**Instructions to follow:** Return the whole listing, keeping every character the same.

**Supplied material:**
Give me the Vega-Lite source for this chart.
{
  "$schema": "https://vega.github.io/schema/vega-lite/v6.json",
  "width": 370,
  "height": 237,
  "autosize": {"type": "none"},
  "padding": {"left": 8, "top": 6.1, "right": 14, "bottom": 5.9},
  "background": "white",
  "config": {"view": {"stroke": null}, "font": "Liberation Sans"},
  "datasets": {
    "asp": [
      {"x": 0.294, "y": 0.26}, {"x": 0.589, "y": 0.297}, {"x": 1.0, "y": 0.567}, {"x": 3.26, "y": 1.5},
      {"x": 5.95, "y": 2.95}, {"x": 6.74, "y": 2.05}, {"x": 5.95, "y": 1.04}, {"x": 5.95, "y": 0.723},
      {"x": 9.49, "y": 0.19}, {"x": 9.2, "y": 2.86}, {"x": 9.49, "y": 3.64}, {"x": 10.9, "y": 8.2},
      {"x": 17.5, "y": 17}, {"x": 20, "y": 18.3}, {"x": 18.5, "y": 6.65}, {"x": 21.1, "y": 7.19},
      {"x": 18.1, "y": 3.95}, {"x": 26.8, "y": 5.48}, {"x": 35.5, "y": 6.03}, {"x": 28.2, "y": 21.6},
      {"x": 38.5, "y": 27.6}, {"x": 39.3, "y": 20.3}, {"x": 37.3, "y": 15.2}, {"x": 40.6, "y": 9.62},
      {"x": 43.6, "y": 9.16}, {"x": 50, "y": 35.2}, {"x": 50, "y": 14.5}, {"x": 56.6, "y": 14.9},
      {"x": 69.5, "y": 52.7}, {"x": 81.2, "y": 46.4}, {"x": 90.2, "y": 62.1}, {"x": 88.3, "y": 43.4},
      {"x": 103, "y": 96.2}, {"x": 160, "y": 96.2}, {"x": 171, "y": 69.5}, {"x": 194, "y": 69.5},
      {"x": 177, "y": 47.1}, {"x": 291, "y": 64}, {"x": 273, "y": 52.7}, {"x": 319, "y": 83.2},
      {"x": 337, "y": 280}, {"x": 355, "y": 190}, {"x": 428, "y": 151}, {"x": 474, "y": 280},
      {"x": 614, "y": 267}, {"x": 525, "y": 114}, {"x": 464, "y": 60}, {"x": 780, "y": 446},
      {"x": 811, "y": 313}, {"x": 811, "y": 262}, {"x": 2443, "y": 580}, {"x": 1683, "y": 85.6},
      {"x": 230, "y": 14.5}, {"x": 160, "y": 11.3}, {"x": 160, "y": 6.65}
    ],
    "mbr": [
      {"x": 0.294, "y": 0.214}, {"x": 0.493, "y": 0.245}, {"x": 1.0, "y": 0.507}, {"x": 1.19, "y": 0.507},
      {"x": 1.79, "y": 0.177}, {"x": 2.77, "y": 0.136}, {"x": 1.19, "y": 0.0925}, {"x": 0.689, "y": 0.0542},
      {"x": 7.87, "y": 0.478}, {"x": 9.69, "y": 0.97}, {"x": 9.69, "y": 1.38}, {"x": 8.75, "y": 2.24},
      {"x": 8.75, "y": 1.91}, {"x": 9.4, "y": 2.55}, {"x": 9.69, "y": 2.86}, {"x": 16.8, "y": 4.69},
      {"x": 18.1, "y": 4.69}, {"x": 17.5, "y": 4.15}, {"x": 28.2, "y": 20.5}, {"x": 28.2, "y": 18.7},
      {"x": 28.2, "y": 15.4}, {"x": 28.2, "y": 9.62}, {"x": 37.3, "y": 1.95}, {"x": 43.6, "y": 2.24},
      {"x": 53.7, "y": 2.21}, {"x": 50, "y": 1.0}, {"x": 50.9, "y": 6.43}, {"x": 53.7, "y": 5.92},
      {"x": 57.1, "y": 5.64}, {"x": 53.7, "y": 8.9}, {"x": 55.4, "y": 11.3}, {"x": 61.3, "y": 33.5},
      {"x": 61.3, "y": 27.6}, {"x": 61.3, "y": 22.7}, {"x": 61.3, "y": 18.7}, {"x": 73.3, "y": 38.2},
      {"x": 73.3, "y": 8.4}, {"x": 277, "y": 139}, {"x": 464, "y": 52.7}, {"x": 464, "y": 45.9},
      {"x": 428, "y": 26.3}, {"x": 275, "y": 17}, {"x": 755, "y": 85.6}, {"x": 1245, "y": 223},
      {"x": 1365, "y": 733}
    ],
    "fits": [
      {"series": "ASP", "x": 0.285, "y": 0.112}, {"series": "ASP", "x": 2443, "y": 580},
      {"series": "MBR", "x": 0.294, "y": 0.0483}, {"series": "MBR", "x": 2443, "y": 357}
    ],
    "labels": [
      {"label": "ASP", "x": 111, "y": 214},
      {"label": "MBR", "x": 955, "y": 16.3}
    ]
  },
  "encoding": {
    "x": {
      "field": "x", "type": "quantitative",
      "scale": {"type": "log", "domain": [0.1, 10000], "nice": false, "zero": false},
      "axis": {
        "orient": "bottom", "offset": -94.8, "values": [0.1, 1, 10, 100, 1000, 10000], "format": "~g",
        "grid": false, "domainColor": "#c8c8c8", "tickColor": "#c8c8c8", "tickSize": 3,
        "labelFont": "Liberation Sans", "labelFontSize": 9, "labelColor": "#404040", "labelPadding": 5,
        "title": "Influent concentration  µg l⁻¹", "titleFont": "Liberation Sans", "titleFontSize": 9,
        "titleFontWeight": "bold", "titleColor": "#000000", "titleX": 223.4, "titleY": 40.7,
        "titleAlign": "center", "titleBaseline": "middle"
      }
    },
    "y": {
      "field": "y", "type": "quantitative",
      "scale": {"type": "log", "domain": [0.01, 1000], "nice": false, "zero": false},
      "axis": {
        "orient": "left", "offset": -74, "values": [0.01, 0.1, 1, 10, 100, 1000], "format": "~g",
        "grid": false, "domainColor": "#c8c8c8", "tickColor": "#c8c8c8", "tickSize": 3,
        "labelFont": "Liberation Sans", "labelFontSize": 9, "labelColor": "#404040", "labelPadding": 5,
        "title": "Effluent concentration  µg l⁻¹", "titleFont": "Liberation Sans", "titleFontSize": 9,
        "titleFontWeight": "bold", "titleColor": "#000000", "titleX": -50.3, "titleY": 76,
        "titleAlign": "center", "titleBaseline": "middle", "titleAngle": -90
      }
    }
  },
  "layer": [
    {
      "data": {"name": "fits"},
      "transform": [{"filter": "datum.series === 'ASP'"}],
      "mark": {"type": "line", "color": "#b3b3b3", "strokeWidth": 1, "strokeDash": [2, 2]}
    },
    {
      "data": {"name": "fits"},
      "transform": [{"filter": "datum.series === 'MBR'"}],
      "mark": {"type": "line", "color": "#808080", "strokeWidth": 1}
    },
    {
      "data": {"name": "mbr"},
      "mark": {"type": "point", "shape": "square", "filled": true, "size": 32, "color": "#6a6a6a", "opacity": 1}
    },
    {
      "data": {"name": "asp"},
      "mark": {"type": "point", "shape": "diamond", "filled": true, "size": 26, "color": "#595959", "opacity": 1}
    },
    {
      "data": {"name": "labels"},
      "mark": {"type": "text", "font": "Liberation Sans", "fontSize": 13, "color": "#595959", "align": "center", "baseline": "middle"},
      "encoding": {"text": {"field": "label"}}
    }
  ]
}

**Full solution:**
Give me the Vega-Lite source for this chart.
{
  "$schema": "https://vega.github.io/schema/vega-lite/v6.json",
  "width": 370,
  "height": 237,
  "autosize": {"type": "none"},
  "padding": {"left": 8, "top": 6.1, "right": 14, "bottom": 5.9},
  "background": "white",
  "config": {"view": {"stroke": null}, "font": "Liberation Sans"},
  "datasets": {
    "asp": [
      {"x": 0.294, "y": 0.26}, {"x": 0.589, "y": 0.297}, {"x": 1.0, "y": 0.567}, {"x": 3.26, "y": 1.5},
      {"x": 5.95, "y": 2.95}, {"x": 6.74, "y": 2.05}, {"x": 5.95, "y": 1.04}, {"x": 5.95, "y": 0.723},
      {"x": 9.49, "y": 0.19}, {"x": 9.2, "y": 2.86}, {"x": 9.49, "y": 3.64}, {"x": 10.9, "y": 8.2},
      {"x": 17.5, "y": 17}, {"x": 20, "y": 18.3}, {"x": 18.5, "y": 6.65}, {"x": 21.1, "y": 7.19},
      {"x": 18.1, "y": 3.95}, {"x": 26.8, "y": 5.48}, {"x": 35.5, "y": 6.03}, {"x": 28.2, "y": 21.6},
      {"x": 38.5, "y": 27.6}, {"x": 39.3, "y": 20.3}, {"x": 37.3, "y": 15.2}, {"x": 40.6, "y": 9.62},
      {"x": 43.6, "y": 9.16}, {"x": 50, "y": 35.2}, {"x": 50, "y": 14.5}, {"x": 56.6, "y": 14.9},
      {"x": 69.5, "y": 52.7}, {"x": 81.2, "y": 46.4}, {"x": 90.2, "y": 62.1}, {"x": 88.3, "y": 43.4},
      {"x": 103, "y": 96.2}, {"x": 160, "y": 96.2}, {"x": 171, "y": 69.5}, {"x": 194, "y": 69.5},
      {"x": 177, "y": 47.1}, {"x": 291, "y": 64}, {"x": 273, "y": 52.7}, {"x": 319, "y": 83.2},
      {"x": 337, "y": 280}, {"x": 355, "y": 190}, {"x": 428, "y": 151}, {"x": 474, "y": 280},
      {"x": 614, "y": 267}, {"x": 525, "y": 114}, {"x": 464, "y": 60}, {"x": 780, "y": 446},
      {"x": 811, "y": 313}, {"x": 811, "y": 262}, {"x": 2443, "y": 580}, {"x": 1683, "y": 85.6},
      {"x": 230, "y": 14.5}, {"x": 160, "y": 11.3}, {"x": 160, "y": 6.65}
    ],
    "mbr": [
      {"x": 0.294, "y": 0.214}, {"x": 0.493, "y": 0.245}, {"x": 1.0, "y": 0.507}, {"x": 1.19, "y": 0.507},
      {"x": 1.79, "y": 0.177}, {"x": 2.77, "y": 0.136}, {"x": 1.19, "y": 0.0925}, {"x": 0.689, "y": 0.0542},
      {"x": 7.87, "y": 0.478}, {"x": 9.69, "y": 0.97}, {"x": 9.69, "y": 1.38}, {"x": 8.75, "y": 2.24},
      {"x": 8.75, "y": 1.91}, {"x": 9.4, "y": 2.55}, {"x": 9.69, "y": 2.86}, {"x": 16.8, "y": 4.69},
      {"x": 18.1, "y": 4.69}, {"x": 17.5, "y": 4.15}, {"x": 28.2, "y": 20.5}, {"x": 28.2, "y": 18.7},
      {"x": 28.2, "y": 15.4}, {"x": 28.2, "y": 9.62}, {"x": 37.3, "y": 1.95}, {"x": 43.6, "y": 2.24},
      {"x": 53.7, "y": 2.21}, {"x": 50, "y": 1.0}, {"x": 50.9, "y": 6.43}, {"x": 53.7, "y": 5.92},
      {"x": 57.1, "y": 5.64}, {"x": 53.7, "y": 8.9}, {"x": 55.4, "y": 11.3}, {"x": 61.3, "y": 33.5},
      {"x": 61.3, "y": 27.6}, {"x": 61.3, "y": 22.7}, {"x": 61.3, "y": 18.7}, {"x": 73.3, "y": 38.2},
      {"x": 73.3, "y": 8.4}, {"x": 277, "y": 139}, {"x": 464, "y": 52.7}, {"x": 464, "y": 45.9},
      {"x": 428, "y": 26.3}, {"x": 275, "y": 17}, {"x": 755, "y": 85.6}, {"x": 1245, "y": 223},
      {"x": 1365, "y": 733}
    ],
    "fits": [
      {"series": "ASP", "x": 0.285, "y": 0.112}, {"series": "ASP", "x": 2443, "y": 580},
      {"series": "MBR", "x": 0.294, "y": 0.0483}, {"series": "MBR", "x": 2443, "y": 357}
    ],
    "labels": [
      {"label": "ASP", "x": 111, "y": 214},
      {"label": "MBR", "x": 955, "y": 16.3}
    ]
  },
  "encoding": {
    "x": {
      "field": "x", "type": "quantitative",
      "scale": {"type": "log", "domain": [0.1, 10000], "nice": false, "zero": false},
      "axis": {
        "orient": "bottom", "offset": -94.8, "values": [0.1, 1, 10, 100, 1000, 10000], "format": "~g",
        "grid": false, "domainColor": "#c8c8c8", "tickColor": "#c8c8c8", "tickSize": 3,
        "labelFont": "Liberation Sans", "labelFontSize": 9, "labelColor": "#404040", "labelPadding": 5,
        "title": "Influent concentration  µg l⁻¹", "titleFont": "Liberation Sans", "titleFontSize": 9,
        "titleFontWeight": "bold", "titleColor": "#000000", "titleX": 223.4, "titleY": 40.7,
        "titleAlign": "center", "titleBaseline": "middle"
      }
    },
    "y": {
      "field": "y", "type": "quantitative",
      "scale": {"type": "log", "domain": [0.01, 1000], "nice": false, "zero": false},
      "axis": {
        "orient": "left", "offset": -74, "values": [0.01, 0.1, 1, 10, 100, 1000], "format": "~g",
        "grid": false, "domainColor": "#c8c8c8", "tickColor": "#c8c8c8", "tickSize": 3,
        "labelFont": "Liberation Sans", "labelFontSize": 9, "labelColor": "#404040", "labelPadding": 5,
        "title": "Effluent concentration  µg l⁻¹", "titleFont": "Liberation Sans", "titleFontSize": 9,
        "titleFontWeight": "bold", "titleColor": "#000000", "titleX": -50.3, "titleY": 76,
        "titleAlign": "center", "titleBaseline": "middle", "titleAngle": -90
      }
    }
  },
  "layer": [
    {
      "data": {"name": "fits"},
      "transform": [{"filter": "datum.series === 'ASP'"}],
      "mark": {"type": "line", "color": "#b3b3b3", "strokeWidth": 1, "strokeDash": [2, 2]}
    },
    {
      "data": {"name": "fits"},
      "transform": [{"filter": "datum.series === 'MBR'"}],
      "mark": {"type": "line", "color": "#808080", "strokeWidth": 1}
    },
    {
      "data": {"name": "mbr"},
      "mark": {"type": "point", "shape": "square", "filled": true, "size": 32, "color": "#6a6a6a", "opacity": 1}
    },
    {
      "data": {"name": "asp"},
      "mark": {"type": "point", "shape": "diamond", "filled": true, "size": 26, "color": "#595959", "opacity": 1}
    },
    {
      "data": {"name": "labels"},
      "mark": {"type": "text", "font": "Liberation Sans", "fontSize": 13, "color": "#595959", "align": "center", "baseline": "middle"},
      "encoding": {"text": {"field": "label"}}
    }
  ]
}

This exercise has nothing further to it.